**Task objective:** In the lines below, output everything from the first line through the line containing "0.1492, 0.1486, 0.1480]" exactly as it is. Pictures are not part of the output.

=-=-=

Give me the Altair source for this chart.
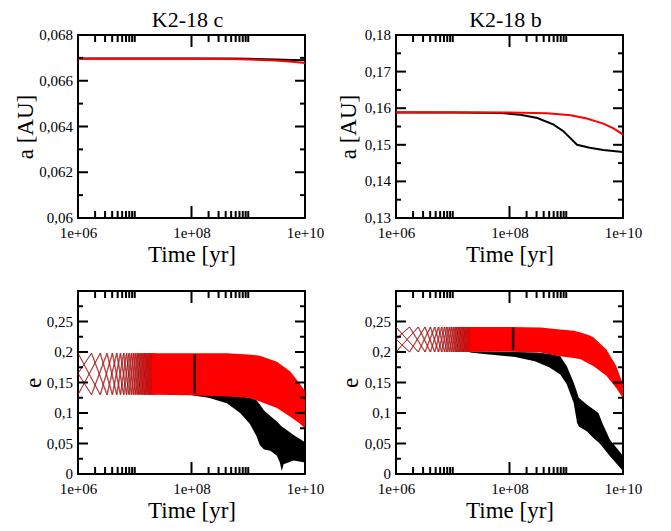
import altair as alt
import pandas as pd

# ---------------- data ----------------
SERIF = "Liberation Serif"
panel_titles = ["K2-18 c", "K2-18 b"]

x_major = [1e6, 1e8, 1e10]
x_major_labels = ["1e+06", "1e+08", "1e+10"]
x_minor = [2e6, 3e6, 4e6, 5e6, 6e6, 7e6, 8e6, 9e6, 1e7,
           2e8, 3e8, 4e8, 5e8, 6e8, 7e8, 8e8, 9e8, 1e9]

# semi-major axis, K2-18 c
c_a_t = [1e6, 1e7, 1e8, 5e8, 1e9, 3e9, 6e9, 1e10]
c_a_red = [0.06696, 0.06696, 0.06696, 0.06695, 0.06693, 0.06688, 0.06683, 0.06678]
c_a_black = [0.06697, 0.06697, 0.06697, 0.06697, 0.06696, 0.06693, 0.06691, 0.06690]

# semi-major axis, K2-18 b
b_a_red_t = [1e6, 1e8, 4.6e8, 1.2e9, 2.3e9, 4.5e9, 6.8e9, 1e10]
b_a_red = [0.1589, 0.1588, 0.1586, 0.1581, 0.1572, 0.1558, 0.1545, 0.1528]
b_a_black_t = [1e6, 1e7, 7e7, 1.55e8, 3.1e8, 6e8, 8.9e8, 1.17e9, 1.55e9, 2.6e9, 4.5e9, 1e10]
b_a_black = [0.1588, 0.1588, 0.1587, 0.1582, 0.1573, 0.1555, 0.1537, 0.1519, 0.1500, 0.1492, 0.1486, 0.1480]

# eccentricity bands, K2-18 c
c_e_red_t = [2e7, 1e8, 4.2e8, 1e9, 1.6e9, 3.2e9, 5.5e9, 7.8e9, 1e10]
c_e_red_hi = [0.198, 0.198, 0.198, 0.196, 0.194, 0.184, 0.168, 0.150, 0.136]
c_e_red_lo = [0.130, 0.129, 0.127, 0.125, 0.119, 0.108, 0.094, 0.084, 0.075]
c_e_blk_t = [1e8, 2e8, 4.2e8, 7.2e8, 1.07e9, 1.4e9, 1.6e9, 1.9e9, 2.45e9, 3.2e9, 3.6e9, 3.9e9, 4.2e9, 6.3e9, 1e10]
c_e_blk_hi = [0.130, 0.129, 0.128, 0.127, 0.125, 0.121, 0.114, 0.104, 0.095, 0.086, 0.081, 0.078, 0.076, 0.064, 0.052]
c_e_blk_lo = [0.129, 0.125, 0.116, 0.100, 0.082, 0.062, 0.047, 0.040, 0.038, 0.030, 0.019, 0.005, 0.016, 0.022, 0.019]
c_e_hi, c_e_lo, c_e_mid = 0.198, 0.130, 0.165
c_strip = [1.08e8, 1.2e8, 0.132, 0.196]

# eccentricity bands, K2-18 b
b_e_red_t = [2e7, 1e8, 3.5e8, 7.8e8, 1.35e9, 1.8e9, 2.6e9, 3e9, 5.1e9, 7.6e9, 1e10]
b_e_red_hi = [0.241, 0.241, 0.240, 0.237, 0.235, 0.232, 0.227, 0.224, 0.204, 0.177, 0.147]
b_e_red_lo = [0.2005, 0.2005, 0.199, 0.193, 0.190, 0.188, 0.180, 0.177, 0.161, 0.141, 0.124]
b_e_blk_t = [2e7, 3.2e7, 1.26e8, 2.8e8, 5e8, 7.85e8, 1.02e9, 1.35e9, 1.55e9, 1.66e9, 2.3e9, 3e9, 3.7e9, 4.3e9, 5.9e9, 1e10]
b_e_blk_hi = [0.201, 0.201, 0.200, 0.199, 0.197, 0.193, 0.177, 0.150, 0.134, 0.125, 0.114, 0.106, 0.100, 0.084, 0.056, 0.030]
b_e_blk_lo = [0.199, 0.197, 0.192, 0.185, 0.175, 0.163, 0.147, 0.117, 0.084, 0.078, 0.070, 0.059, 0.052, 0.045, 0.029, 0.005]
b_e_hi, b_e_lo, b_e_mid = 0.241, 0.200, 0.221
b_strip = [1.1e8, 1.22e8, 0.203, 0.240]

# early oscillation turning-point times (yr)
osc_red_t1 = [1.0e6, 2.5e6, 4.1e6, 5.7e6, 7.3e6, 8.9e6, 10.5e6, 12.1e6, 13.7e6, 15.3e6,
              16.9e6, 18.5e6, 20.1e6, 21.7e6]
osc_red_t2 = [1.0e6, 1.75e6, 3.3e6, 4.9e6, 6.5e6, 8.1e6, 9.7e6, 11.3e6, 12.9e6, 14.5e6,
              16.1e6, 17.7e6, 19.3e6, 20.9e6, 22.5e6]
osc_blk_t1 = [1.0e6, 2.45e6, 4.0e6, 5.55e6, 7.1e6, 8.65e6, 10.2e6, 11.75e6, 13.3e6, 14.85e6,
              16.4e6, 17.95e6, 19.5e6, 21.05e6]
osc_blk_t2 = [1.0e6, 1.72e6, 3.22e6, 4.77e6, 6.32e6, 7.87e6, 9.42e6, 10.97e6, 12.52e6, 14.07e6,
              15.62e6, 17.17e6, 18.72e6, 20.27e6, 21.82e6]

# axes ticks and tick labels
c_a_major = [0.060, 0.062, 0.064, 0.066, 0.068]
c_a_minor = [0.061, 0.063, 0.065, 0.067]
c_a_labels = ["0,06", "0,062", "0,064", "0,066", "0,068"]
b_a_major = [0.13, 0.14, 0.15, 0.16, 0.17, 0.18]
b_a_minor = [0.135, 0.145, 0.155, 0.165, 0.175]
b_a_labels = ["0,13", "0,14", "0,15", "0,16", "0,17", "0,18"]
e_major = [0.0, 0.05, 0.10, 0.15, 0.20, 0.25, 0.30]
e_minor = [0.025, 0.075, 0.125, 0.175, 0.225, 0.275]
e_label_vals = [0.0, 0.05, 0.10, 0.15, 0.20, 0.25]
e_label_text = ["0", "0,05", "0,1", "0,15", "0,2", "0,25"]

# ---------------- helpers ----------------
W, H = 227, 183
RED = "#ff0000"
XS = alt.Scale(type="log", domain=[1e6, 1e10], nice=False)


def yscale(d):
    return alt.Scale(domain=d, nice=False, zero=False)


x_expr = " : ".join(
    f"datum.value == {int(v)} ? '{lab}'" for v, lab in zip(x_major, x_major_labels)
) + " : ''"


def x_axis():
    return alt.Axis(values=x_major, labelExpr=x_expr, labelFlush=False, labelOverlap=False,
                    ticks=False, domain=False, grid=False, title="Time [yr]",
                    labelPadding=7, titlePadding=3,
                    labelFont=SERIF, labelFontSize=15, labelColor="black",
                    titleFont=SERIF, titleFontSize=23, titleColor="black",
                    titleFontWeight="normal")


def y_axis(ttl, pad):
    return alt.Axis(labels=False, ticks=False, domain=False, grid=False, title=ttl,
                    titlePadding=pad,
                    titleFont=SERIF, titleFontSize=23, titleColor="black",
                    titleFontWeight="normal")


def strands(t1, t2, hi, lo, mid, prefix):
    rows = []
    for k, t in enumerate(t1):
        rows.append((prefix + "A", t, hi if k % 2 == 0 else lo))
        rows.append((prefix + "B", t, lo if k % 2 == 0 else hi))
    for k, t in enumerate(t2):
        if k == 0:
            va = vb = mid
        else:
            va = hi if k % 2 == 1 else lo
            vb = lo if k % 2 == 1 else hi
        rows.append((prefix + "C", t, va))
        rows.append((prefix + "D", t, vb))
    return pd.DataFrame(rows, columns=["s", "t", "e"])


def tick_layers(ydom, y_major, y_minor, lab_vals, lab_text):
    ys = yscale(ydom)
    xmaj = pd.DataFrame({"t": x_major})
    xmin = pd.DataFrame({"t": x_minor})
    ymaj = pd.DataFrame({"v": y_major})
    ymin = pd.DataFrame({"v": y_minor})
    ylab = pd.DataFrame({"v": lab_vals, "lab": lab_text})
    rule = dict(color="black", strokeWidth=2)
    X = alt.X("t:Q", scale=XS)
    Y = alt.Y("v:Q", scale=ys)
    return [
        alt.Chart(xmaj).mark_rule(**rule).encode(x=X, y=alt.value(H), y2=alt.value(H - 12)),
        alt.Chart(xmaj).mark_rule(**rule).encode(x=X, y=alt.value(0), y2=alt.value(12)),
        alt.Chart(xmin).mark_rule(**rule).encode(x=X, y=alt.value(H), y2=alt.value(H - 7)),
        alt.Chart(xmin).mark_rule(**rule).encode(x=X, y=alt.value(0), y2=alt.value(7)),
        alt.Chart(ymaj).mark_rule(**rule).encode(y=Y, x=alt.value(0), x2=alt.value(10)),
        alt.Chart(ymaj).mark_rule(**rule).encode(y=Y, x=alt.value(W), x2=alt.value(W - 10)),
        alt.Chart(ymin).mark_rule(**rule).encode(y=Y, x=alt.value(0), x2=alt.value(5)),
        alt.Chart(ymin).mark_rule(**rule).encode(y=Y, x=alt.value(W), x2=alt.value(W - 5)),
        alt.Chart(ylab).mark_text(align="right", baseline="middle", font=SERIF, fontSize=15,
                                  color="black", dx=-5).encode(
            y=Y, x=alt.value(0), text="lab:N"),
    ]


def title(text):
    return alt.TitleParams(text, font=SERIF, fontSize=22, fontWeight="normal",
                           color="black", anchor="middle", frame="group", offset=-4, dx=-4)


def a_panel(ydom, y_major, y_minor, y_labels, red_t, red_v, blk_t, blk_v, ttl, pad):
    ys = yscale(ydom)
    blk = alt.Chart(pd.DataFrame({"t": blk_t, "a": blk_v})).mark_line(
        color="black", strokeWidth=2, clip=True).encode(
        x=alt.X("t:Q", scale=XS, axis=x_axis()),
        y=alt.Y("a:Q", scale=ys, axis=y_axis("a [AU]", pad)))
    red = alt.Chart(pd.DataFrame({"t": red_t, "a": red_v})).mark_line(
        color=RED, strokeWidth=2, clip=True).encode(
        x=alt.X("t:Q", scale=XS), y=alt.Y("a:Q", scale=ys))
    layers = [blk, red] + tick_layers(ydom, y_major, y_minor, y_major, y_labels)
    return alt.layer(*layers).properties(width=W, height=H, title=title(ttl))


def e_panel(red_t, red_hi, red_lo, blk_t, blk_hi, blk_lo, hi, lo, mid, strip, pad):
    ydom = [0.0, 0.30]
    ys = yscale(ydom)
    X = alt.X("t:Q", scale=XS)
    blk_osc = alt.Chart(strands(osc_blk_t1, osc_blk_t2, hi, lo, mid, "k")).mark_line(
        color="black", strokeWidth=0.6, clip=True).encode(
        x=alt.X("t:Q", scale=XS, axis=x_axis()),
        y=alt.Y("e:Q", scale=ys, axis=y_axis("e", pad)), detail="s:N")
    blk_band = alt.Chart(pd.DataFrame({"t": blk_t, "hi": blk_hi, "lo": blk_lo})).mark_area(
        color="black", clip=True).encode(
        x=X, y=alt.Y("hi:Q", scale=ys), y2="lo:Q")
    red_osc = alt.Chart(strands(osc_red_t1, osc_red_t2, hi, lo, mid, "r")).mark_line(
        color=RED, strokeWidth=0.6, clip=True).encode(
        x=X, y=alt.Y("e:Q", scale=ys), detail="s:N")
    red_band = alt.Chart(pd.DataFrame({"t": red_t, "hi": red_hi, "lo": red_lo})).mark_area(
        color=RED, clip=True).encode(
        x=X, y=alt.Y("hi:Q", scale=ys), y2="lo:Q")
    strip_df = pd.DataFrame({"t0": [strip[0]], "t1": [strip[1]], "lo": [strip[2]], "hi": [strip[3]]})
    strip_m = alt.Chart(strip_df).mark_rect(color="black", opacity=0.8).encode(
        x=alt.X("t0:Q", scale=XS), x2="t1:Q",
        y=alt.Y("lo:Q", scale=ys), y2="hi:Q")
    layers = [blk_osc, blk_band, red_osc, red_band, strip_m] + tick_layers(
        ydom, e_major, e_minor, e_label_vals, e_label_text)
    return alt.layer(*layers).properties(width=W, height=H)


tl = a_panel([0.060, 0.068], c_a_major, c_a_minor, c_a_labels,
             c_a_t, c_a_red, c_a_t, c_a_black, panel_titles[0], 41)
tr = a_panel([0.13, 0.18], b_a_major, b_a_minor, b_a_labels,
             b_a_red_t, b_a_red, b_a_black_t, b_a_black, panel_titles[1], 36)
bl = e_panel(c_e_red_t, c_e_red_hi, c_e_red_lo, c_e_blk_t, c_e_blk_hi, c_e_blk_lo,
             c_e_hi, c_e_lo, c_e_mid, c_strip, 33)
br = e_panel(b_e_red_t, b_e_red_hi, b_e_red_lo, b_e_blk_t, b_e_blk_hi, b_e_blk_lo,
             b_e_hi, b_e_lo, b_e_mid, b_strip, 34)

chart = alt.concat(
    tl, tr, bl, br, columns=2, spacing={"row": 73, "column": 91}, bounds="flush"
).properties(
    padding={"left": 5, "top": 0, "right": 5, "bottom": 5},
    background="white"
).configure_view(
    stroke="black", strokeWidth=2
)

chart.save("out.html", embed_options={"renderer": "svg", "actions": False})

=-=-=

**Correct response:**
Give me the Altair source for this chart.
import altair as alt
import pandas as pd

# ---------------- data ----------------
SERIF = "Liberation Serif"
panel_titles = ["K2-18 c", "K2-18 b"]

x_major = [1e6, 1e8, 1e10]
x_major_labels = ["1e+06", "1e+08", "1e+10"]
x_minor = [2e6, 3e6, 4e6, 5e6, 6e6, 7e6, 8e6, 9e6, 1e7,
           2e8, 3e8, 4e8, 5e8, 6e8, 7e8, 8e8, 9e8, 1e9]

# semi-major axis, K2-18 c
c_a_t = [1e6, 1e7, 1e8, 5e8, 1e9, 3e9, 6e9, 1e10]
c_a_red = [0.06696, 0.06696, 0.06696, 0.06695, 0.06693, 0.06688, 0.06683, 0.06678]
c_a_black = [0.06697, 0.06697, 0.06697, 0.06697, 0.06696, 0.06693, 0.06691, 0.06690]

# semi-major axis, K2-18 b
b_a_red_t = [1e6, 1e8, 4.6e8, 1.2e9, 2.3e9, 4.5e9, 6.8e9, 1e10]
b_a_red = [0.1589, 0.1588, 0.1586, 0.1581, 0.1572, 0.1558, 0.1545, 0.1528]
b_a_black_t = [1e6, 1e7, 7e7, 1.55e8, 3.1e8, 6e8, 8.9e8, 1.17e9, 1.55e9, 2.6e9, 4.5e9, 1e10]
b_a_black = [0.1588, 0.1588, 0.1587, 0.1582, 0.1573, 0.1555, 0.1537, 0.1519, 0.1500, 0.1492, 0.1486, 0.1480]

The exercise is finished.